An online petition calling for Statutory Maternity Pay (SMP) to be increased in line with the current rate of inflation to help with the rising costs of living has received more than 25,430 signatures of support. However, the Department for Work and Pensions (DWP) responded to it last month saying there are “no plans” to review the current payment rates.
But, despite the response, the SNP’s Chief Whip, Owen Thompson MP, has asked the DWP about the “potential merits” of increasing Statutory Maternity and Paternity Pay to the level of the real living wage as determined by the Living Wage Foundation.
Statutory Maternity Pay is currently paid at 90% of average weekly earnings, before tax, for the first six weeks. It is then £156.66 or 90% of average weekly earnings - whichever is lower - for the next 33 weeks, working out to an average total of £7, 500 per year.
Pensions minister Guy Opperman responded to the SNP query, echoing the previous response given in the petition, but with a more detailed explanation of why the payments cannot be increased.

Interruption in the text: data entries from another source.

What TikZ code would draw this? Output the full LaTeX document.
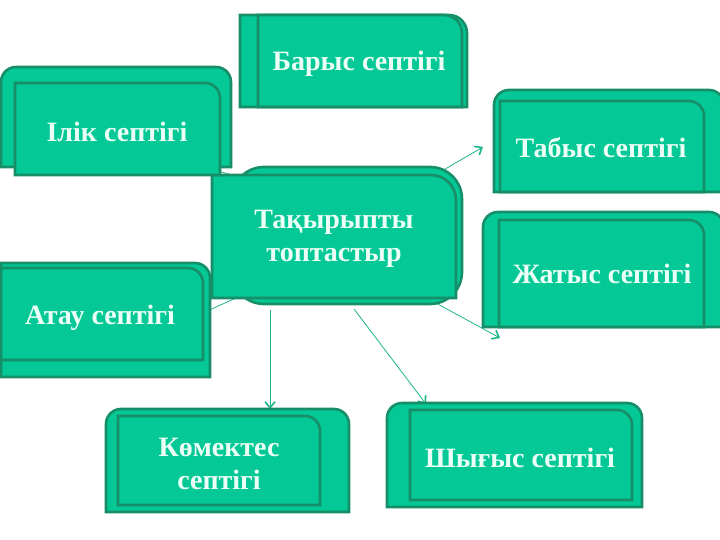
\documentclass[tikz,border=0pt]{standalone}
\usepackage{fontspec}
\setmainfont{Liberation Serif}
\usetikzlibrary{arrows.meta}
\definecolor{boxfill}{RGB}{4,200,150}
\definecolor{boxline}{RGB}{22,142,104}
\definecolor{txt}{RGB}{236,255,246}
\definecolor{conn}{RGB}{30,180,140}
\tikzset{
  boxsty/.style={fill=boxfill,draw=boxline,line width=2.6pt},
  lbl/.style={text=txt,font=\fontsize{28}{33}\selectfont\bfseries,align=center,inner sep=0pt},
  connsty/.style={draw=conn,line width=0.8pt},
  tipsty/.style={-{Straight Barb[length=6pt,width=10pt,line width=1.6pt]}}
}
% rounded top-right only: x1 y1 x2 y2 r
\newcommand\rTR[5]{\path[boxsty] (#1,#4) -- (#1,#2) -- ({#3-#5},#2) arc[start angle=-90,end angle=0,radius=#5] -- (#3,#4) -- cycle;}
% rounded top-left and top-right
\newcommand\rTT[5]{\path[boxsty] (#1,#4) -- (#1,{#2+#5}) arc[start angle=180,end angle=270,radius=#5] -- ({#3-#5},#2) arc[start angle=-90,end angle=0,radius=#5] -- (#3,#4) -- cycle;}
\begin{document}
\begin{tikzpicture}[x=1pt,y=-1pt]
\useasboundingbox (0,0) rectangle (720,540);
% connectors
\coordinate (s1) at (440,172); \coordinate (e1) at (483,147);
\coordinate (s2) at (434,302); \coordinate (e2) at (500,338);
\coordinate (s3) at (354,309); \coordinate (e3) at (426,404);
\coordinate (s4) at (270,310); \coordinate (e4) at (270,409);
\coordinate (s5) at (236,298); \coordinate (e5) at (205,312);
\coordinate (s6) at (242,178); \coordinate (e6) at (215,170);
\draw[connsty,tipsty] (s1) -- (e1);
\draw[connsty,tipsty] (s2) -- (e2);
\draw[connsty,tipsty] (s3) -- (e3);
\draw[connsty,tipsty] (s4) -- (e4);
\draw[connsty] (s5) -- (e5);
\draw[connsty] (s6) -- (e6);
% centre
\path[boxsty] (232,167) [rounded corners=32pt] rectangle (462,304);
\rTR{212}{175}{456}{298}{25}
\node[lbl] (c) at (334,239) {Тақырыпты\\топтастыр};
% Барыс
\rTR{240}{15}{467}{107}{18}
\rTR{258}{15}{462}{107}{18}
\node[lbl] (barys) at (359,64) {Барыс септігі};
% Ілік
\rTT{1}{67}{231}{167}{15}
\rTR{15}{83}{220}{175}{15}
\node[lbl] (ilik) at (117,132) {Ілік септігі};
% Табыс
\rTT{494}{90}{724}{192}{15}
\rTR{500}{101}{704}{192}{15}
\node[lbl] (tabys) at (601,148) {Табыс септігі};
% Жатыс
\rTT{483}{212}{724}{327}{15}
\rTR{499}{220}{704}{327}{15}
\node[lbl] (zhatys) at (602,274) {Жатыс септігі};
% Атау
\rTR{1}{263}{210}{377}{15}
\rTR{1}{268}{203}{360}{15}
\node[lbl] (atau) at (100,318) {Атау септігі};
% Көмектес
\rTT{106}{409}{349}{512}{15}
\rTR{118}{416}{320}{505}{15}
\node[lbl] (komektes) at (219,464) {Көмектес\\септігі};
% Шығыс
\rTT{387}{403}{642}{507}{15}
\rTR{410}{410}{632}{500}{15}
\node[lbl] (shygys) at (520,458) {Шығыс септігі};
\end{tikzpicture}
\end{document}
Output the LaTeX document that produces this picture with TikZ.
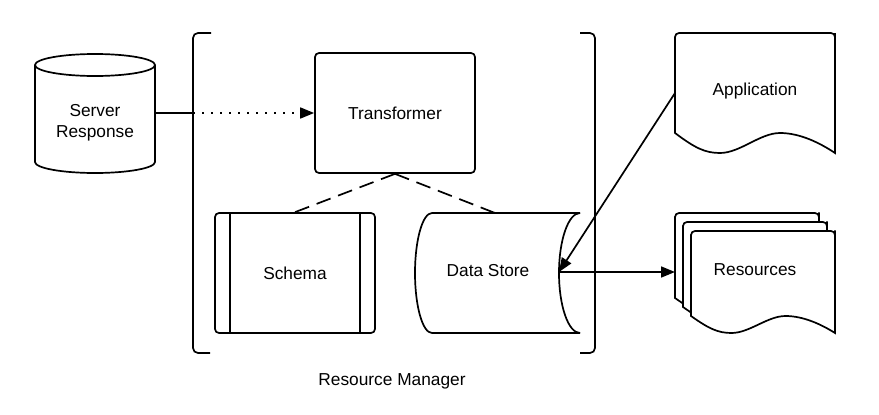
\documentclass[tikz,border=0pt]{standalone}
\usepackage{fontspec}
\setmainfont{Liberation Sans}
\usetikzlibrary{arrows.meta}
\tikzset{
  shapeline/.style={line width=1.7pt},
  textnode/.style={font=\fontsize{17.3}{21.5}\selectfont, align=center, inner sep=0pt},
  tip/.style={-{Triangle[length=14pt, width=11pt]}},
}
% document shape, 160 wide, left side 100 high, right side 120 high
\newcommand{\docshape}{(0,100) -- (0,4) [rounded corners=4] -- (0,0) -- (160,0) -- (160,4) [sharp corners] -- (160,120) .. controls (145,110) and (125,100) .. (105,100) .. controls (85,100) and (65,120) .. (45,120) .. controls (30,120) and (20,115) .. (0,100) -- cycle}

\begin{document}
\begin{tikzpicture}[x=1pt, y=-1pt, shapeline]
\useasboundingbox (0,0) rectangle (879,415);
% \draw [help lines,color=green]  (0,0) grid[step=50] (879,415);
%%%%%%%%%
% server response
\draw (35,65) -- (35,162) arc[start angle=180, end angle=0, x radius=60, y radius=11] -- (155,65);
\draw (95,65) ellipse [x radius=60, y radius=11];
\node [textnode] (srv) at (95,123) {Server\\Response};
\coordinate (srvR) at (155,113);
%%%%%%%%%
% resource manager bracket
\draw [rounded corners=5] (211,33) -- (193,33) -- (193,353) -- (210,353);
\draw [rounded corners=5] (580,33) -- (595,33) -- (595,353) -- (580,353);
\coordinate (cross) at (193,113);
\node [textnode] (mgr) at (392,381) {Resource Manager};
%%%%%%%%%
% transformer and schema
\node [draw, rounded corners=4, minimum width=160pt, minimum height=120pt, textnode] (trans) at (395,113) {Transformer};
\node [draw, rounded corners=4, minimum width=160pt, minimum height=120pt, textnode] (schema) at (295,273) {Schema};
\draw ([xshift=16pt]schema.north west) -- ([xshift=16pt]schema.south west);
\draw ([xshift=-16pt]schema.north east) -- ([xshift=-16pt]schema.south east);
%%%%%%%%%
% data store
\draw (580,213) -- (432,213) arc[start angle=270, end angle=90, x radius=17, y radius=60] -- (580,333);
\draw (580,213) arc[start angle=270, end angle=90, x radius=21, y radius=60];
\node [textnode] (store) at (488,271) {Data Store};
\coordinate (storeR) at (559,272);
\coordinate (storeT) at (495,213);
%%%%%%%%%
% application
\begin{scope}[shift={(675,33)}]
\draw \docshape;
\end{scope}
\node [textnode] (app) at (755,91) {Application};
\coordinate (appL) at (675,93);
%%%%%%%%%
% resources
\foreach \dx/\dy in {675/213, 683/222, 691/231} {
\begin{scope}[shift={(\dx,\dy)}, xscale=0.9, yscale=0.85]
\draw [fill=white] \docshape;
\end{scope}
}
\node [textnode] (res) at (755,270) {Resources};
\coordinate (resL) at (675,272);
%%%%%%%%%
% connectors
\draw (srvR) -- (cross);
\draw [tip, dash pattern=on 1.7pt off 7.3pt] (cross) -- (trans.west);
\draw [dash pattern=on 15pt off 8pt] (trans.south) -- (schema.north);
\draw [dash pattern=on 15pt off 8pt] (trans.south) -- (storeT);
\draw [tip] (appL) -- (storeR);
\draw [tip] (storeR) -- (resL);
\end{tikzpicture}
\end{document}
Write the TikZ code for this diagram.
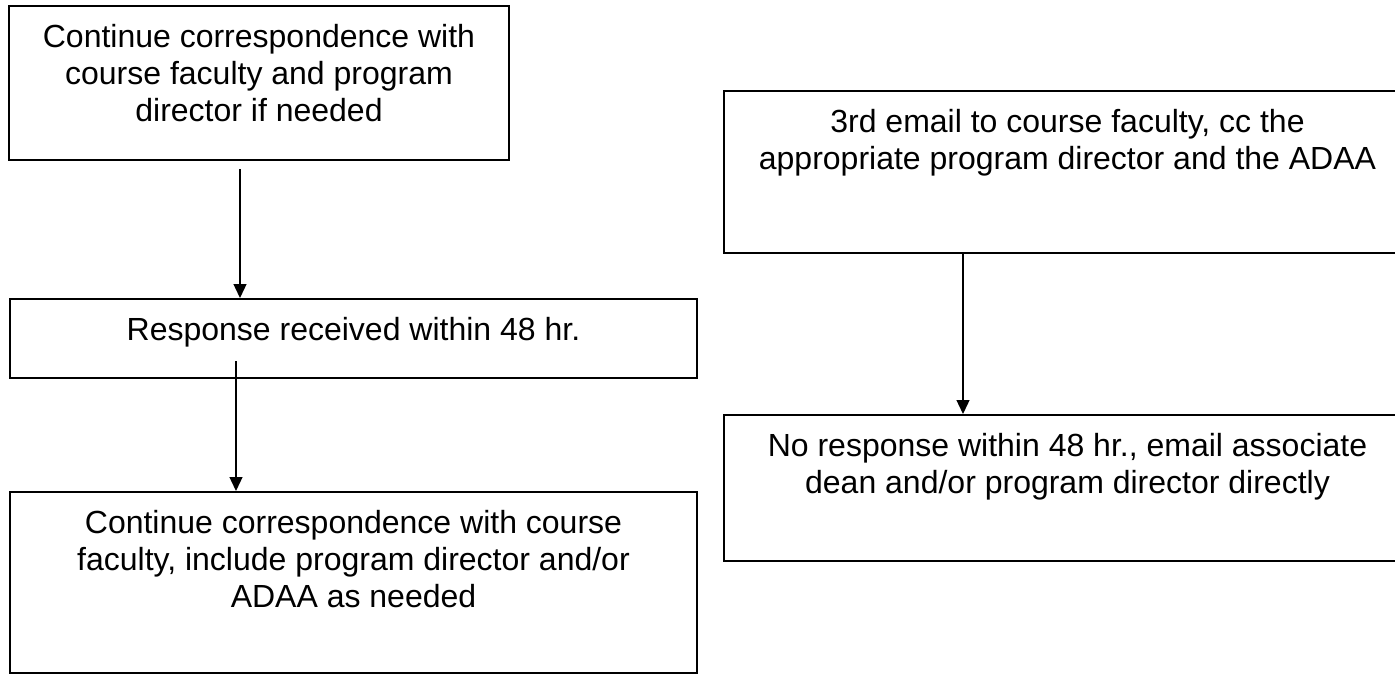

He said: “Statutory Maternity Pay (SMP) and Statutory Paternity Pay (SPP) are not, and have never been, intended to replace earnings completely.
“Both are reviewed annually, alongside state benefits, and are generally increased in line with the Consumer Prices Index (CPI).
“From April 2022 the standard rate of SMP and SPP increased to £156.66, in line with the September 2021 CPI rate of 3.1%.”
The Office for National Statistics (ONS) released the latest CPI figure earlier this week and showed that inflation has risen from 9.1% in May to 9.4% in June.
The uprating for most DWP benefits is determined by the September CPI and announced in November.